Rather than launching right into constructing the composition, Turner instead devoted quite a bit of effort to searching out sounds that had strong connections to the footage.  Appropriately, there is quite a bit of silence here, but it is meaningful silence.  Chris Watson had actually made some recordings in the hut where Captain Scott died (for an unrelated project) and helpfully offered them to Turner.  More overtly, Simon also employed what he calls "fake Foley effects" to match the actions taking place on the screen, like faking wind noises by dragging a microphone along a satin curtain.  Additionally, he had excellent luck acquiring quite a few other thematically appropriate sounds, recording the still-intact bell from Scott's ship, locating some contemporaneous gramophone recordings, and sleuthing out the hymn used to close Scott's memorial service.  Once all these elements fell into place, Simon's anxiety subsided a bit and everything started to cohere into a workable shape and trajectory.

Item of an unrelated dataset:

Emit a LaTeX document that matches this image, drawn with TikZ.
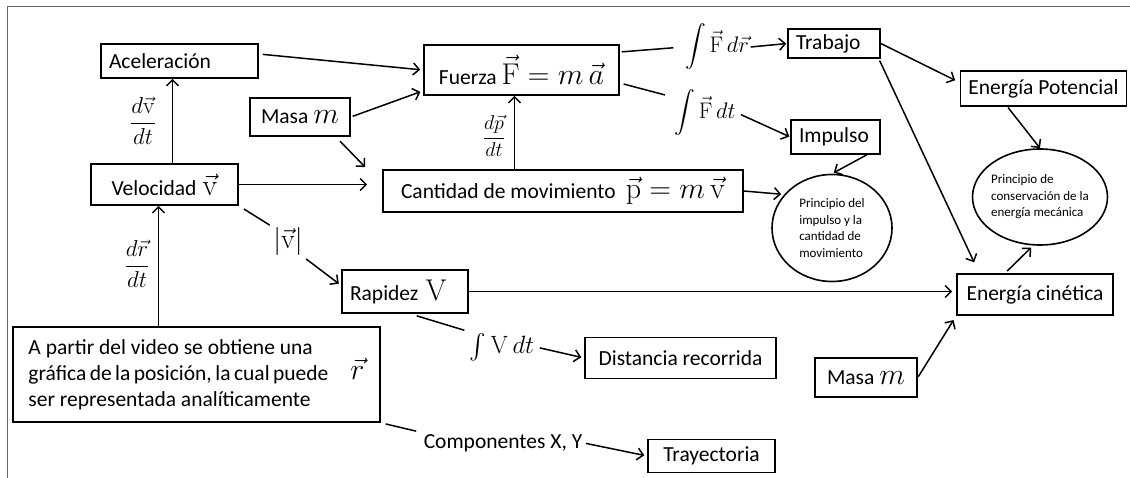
\RequirePackage{fix-cm}
\documentclass[tikz,border=0pt]{standalone}
\usepackage{amsmath}
\usepackage[no-math]{fontspec}
\setmainfont{Carlito}
\usetikzlibrary{arrows.meta,shapes.geometric}
\newcommand{\gmath}[1]{{\fontsize{30}{30}\selectfont$#1$}}
\begin{document}
\begin{tikzpicture}[x=1pt, y=-1pt, >={Straight Barb[length=6pt,width=12pt]}, line width=1.5pt,
	every node/.style={font=\fontsize{21.5}{24}\selectfont},
	box/.style={draw, line width=1.6pt, inner xsep=8pt, inner ysep=0pt},
	circ/.style={draw, ellipse, line width=1.6pt, inner sep=0pt, align=left, font=\fontsize{13}{16.5}\selectfont},
	lbl/.style={inner sep=1pt}]
	\useasboundingbox (0,0) rectangle (1130,478);
	\draw[black!60, line width=1pt] (7,478) -- (7,7) -- (1130,7);
	\node (acel) at (179.5,61) [box, minimum width=157pt, minimum height=34pt, text width=141pt] {Aceleración};
	\node (masaA) at (300,117) [box, minimum width=100pt, minimum height=38pt] {Masa \gmath{m}};
	\node (velo) at (164.5,184.5) [box, minimum width=147pt, minimum height=41pt] {Velocidad\hspace{6pt}\gmath{\vec{\mathrm{v}}}};
	\node (fuer) at (521.5,70) [box, minimum width=195pt, minimum height=50pt] {Fuerza \gmath{\vec{\mathrm{F}}=m\,\vec{a}}};
	\node (cant) at (563,191) [box, minimum width=360pt, minimum height=42pt] {Cantidad de movimiento\hspace{10pt}\gmath{\vec{\mathrm{p}}=m\,\vec{\mathrm{v}}}};
	\node (trab) at (834,43.5) [box, minimum width=92pt, minimum height=29pt, text width=76pt] {Trabajo};
	\node (imp) at (835.5,137) [box, minimum width=89pt, minimum height=34pt, text width=73pt] {Impulso};
	\node (epot) at (1043.5,88.5) [box, minimum width=165pt, minimum height=35pt] {Energía Potencial};
	\node (ellA) at (832,228) [circ, minimum width=120pt, minimum height=107pt] {Principio del\\impulso y la\\cantidad de\\movimiento};
	\node (ellB) at (1040,197) [circ, minimum width=135pt, minimum height=96pt, inner xsep=-3pt] {Principio de\\conservación de la\\energía mecánica};
	\node (rap) at (405,291.5) [box, minimum width=126pt, minimum height=43pt, text width=110pt] {Rapidez \gmath{\mathrm{V}}};
	\node (ecin) at (1035,294.5) [box, minimum width=156pt, minimum height=41pt] {Energía cinética};
	\node (masaB) at (866,377.5) [box, minimum width=102pt, minimum height=39pt] {Masa \gmath{m}};
	\node (pos) at (196.5,374.5) [box, minimum width=367pt, minimum height=95pt, inner xsep=13pt] {\parbox{300pt}{\fontsize{21.5}{26}\selectfont A partir del video se obtiene una\\gráfica de la posición, la cual puede\\ser representada analíticamente}\hspace{22pt}\gmath{\vec{r}}};
	\node (dist) at (680.5,358) [box, minimum width=191pt, minimum height=41pt] {Distancia recorrida};
	\node (tray) at (711.5,456) [box, minimum width=127pt, minimum height=33pt] {Trayectoria};
	\node (dvdt) at (143,121) [lbl, font=\fontsize{23}{23}\selectfont] {$\displaystyle\frac{d\vec{\mathrm{v}}}{dt}$};
	\node (drdt) at (137,264) [lbl, font=\fontsize{23}{23}\selectfont] {$\displaystyle\frac{d\vec{r}}{dt}$};
	\node (dpdt) at (494,136) [lbl, font=\fontsize{20}{20}\selectfont] {$\displaystyle\frac{d\vec{p}}{dt}$};
	\node (absv) at (288,242) [lbl, font=\fontsize{28}{28}\selectfont] {$|\vec{\mathrm{v}}|$};
	\node (intFr) at (717,47) [lbl, font=\fontsize{22.5}{22.5}\selectfont] {$\displaystyle\int\vec{\mathrm{F}}\,d\vec{r}$};
	\node (intFt) at (705,113) [lbl, font=\fontsize{22.5}{22.5}\selectfont] {$\displaystyle\int\vec{\mathrm{F}}\,dt$};
	\node (intV) at (502,347) [lbl, font=\fontsize{25}{25}\selectfont] {$\int\mathrm{V}\,dt$};
	\node (comp) at (503,443) [lbl] {Componentes X, Y};
	\draw[->] ([xshift=8pt]velo.north) -- ([xshift=8pt]velo.north |- acel.south);
	\draw[->] ([xshift=-6pt]velo.south |- pos.north) -- ([xshift=-6pt]velo.south);
	\draw[->, shorten <=4pt, shorten >=3pt] ([yshift=7pt]acel.east) -- (fuer.west);
	\draw[->, shorten <=2pt, shorten >=3pt] (masaA.east) -- ([yshift=5pt]fuer.south west);
	\draw[->, shorten <=6pt, shorten >=3pt] ([xshift=-15pt]masaA.south east) -- ([xshift=-15pt]cant.north west);
	\draw[->, shorten >=15pt] (velo.east) -- (velo.east -| cant.west);
	\draw[->] ([xshift=-7pt]fuer.south |- cant.north) -- ([xshift=-7pt]fuer.south);
	\draw[shorten <=2pt, shorten >=10pt] ([yshift=18pt]fuer.east) -- (intFr.west);
	\draw[->, shorten >=1pt] (intFr.east) -- (trab.west);
	\draw[shorten <=4pt, shorten >=8pt] ([yshift=-13pt]fuer.east) -- ([yshift=16pt]intFt.west);
	\draw[->, shorten <=4pt, shorten >=1pt] (intFt.east) -- (imp.west);
	\draw[->, shorten >=3pt] (cant.east) -- (ellA.145);
	\draw[->, shorten >=2pt] ([xshift=-14pt]imp.south east) -- (ellA.north);
	\draw[->, shorten >=5pt] (trab.east) -- ([yshift=6pt]epot.west);
	\draw[->, shorten <=2pt, shorten >=12pt] ([xshift=-2pt]trab.south east) -- ([xshift=23pt]ecin.north west);
	\draw[->, shorten <=1pt] ([xshift=-36pt]epot.south) -- (ellB.north);
	\draw[->, shorten <=3pt, shorten >=3pt] ([xshift=-30pt]ecin.north) -- (ellB.262);
	\draw[shorten <=6pt, shorten >=2pt] (velo.south east) -- (absv.north west);
	\draw[->, shorten <=2pt, shorten >=3pt] (absv.south east) -- ([yshift=6pt]rap.west);
	\draw[->, shorten >=4pt] (rap.east) -- (rap.east -| ecin.west);
	\draw[shorten <=7pt, shorten >=4pt] ([xshift=5pt]rap.south) -- (intV.north west);
	\draw[->, shorten <=4pt, shorten >=3pt] (intV.east) -- (dist.west);
	\draw[->, shorten <=1pt, shorten >=5pt] (masaB.east) -- (ecin.south west);
	\draw[shorten <=5pt, shorten >=6pt] (pos.south east) -- (comp.north west);
	\draw[->, shorten <=2pt, shorten >=3pt] (comp.east) -- (tray.west);
\end{tikzpicture}
\end{document}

The core of the soundtrack is built upon very slow-moving and minimal ambient drone that generally stays fairly austere and melancholy in tone.  Some of it is a bit bland, but I like most of it–in fact, some of it is incredibly beautiful.  The synthesizer parts rarely get the chance to stick around long enough to fully engulf me though, presumably because penguins, precocious cats, and dancing seamen keep appearing on the screen to necessitate a mood shift.  Fortunately, the resultant interludes are exactly what makes this piece so unique and fascinating.  In fact, the scratchy gramophone recordings of a female classical vocalist and the nakedly unprocessed closing hymn are among the most poignant and stunning moments of the entire album.  Though the "found" snippets of music tend to frequently steal the show, they wouldn't work if Turner hadn't done such an amazing job flowing seamlessly between relatively disparate moods (from "banjo hoedown" to "otherworldly, pitch-shifting ambiance," for example).  For all its digressions, the piece never loses the feel of an unfolding whole.  Simon also does an excellent job breaking up his sprawling opus with intelligent textural juxtapositions, cutting through his electronic reverie with sharp strings, scratchy old 78s, swooping theremins, and well-placed field recordings.
As a soundtrack, The Great White Silence probably exceeded everyone's highest expectations, as it manages to be sublime and deeply emotionally resonant without ever becoming too forceful.  In fact, it may very well be a masterpiece, though I won't know for certain until the film gets a US release.  As a decontextualized album, it is a bit flawed solely because it has been removed from its intended purpose as part of a larger whole.  There are a number of passages that I absolutely love, but they slowly trickle out over a period of nearly two hours, which makes this a tough album to listen to in its entirety.  This would be a lot easier to fully embrace if I could isolate individual stretches, but am sure chopping the soundtrack into smaller pieces would have wrecked the flow and synchronicity.  Turner had to choose between making a great Simon Fisher Turner album and making great soundtrack and he chose the latter, but he certainly came admirably close to nailing both.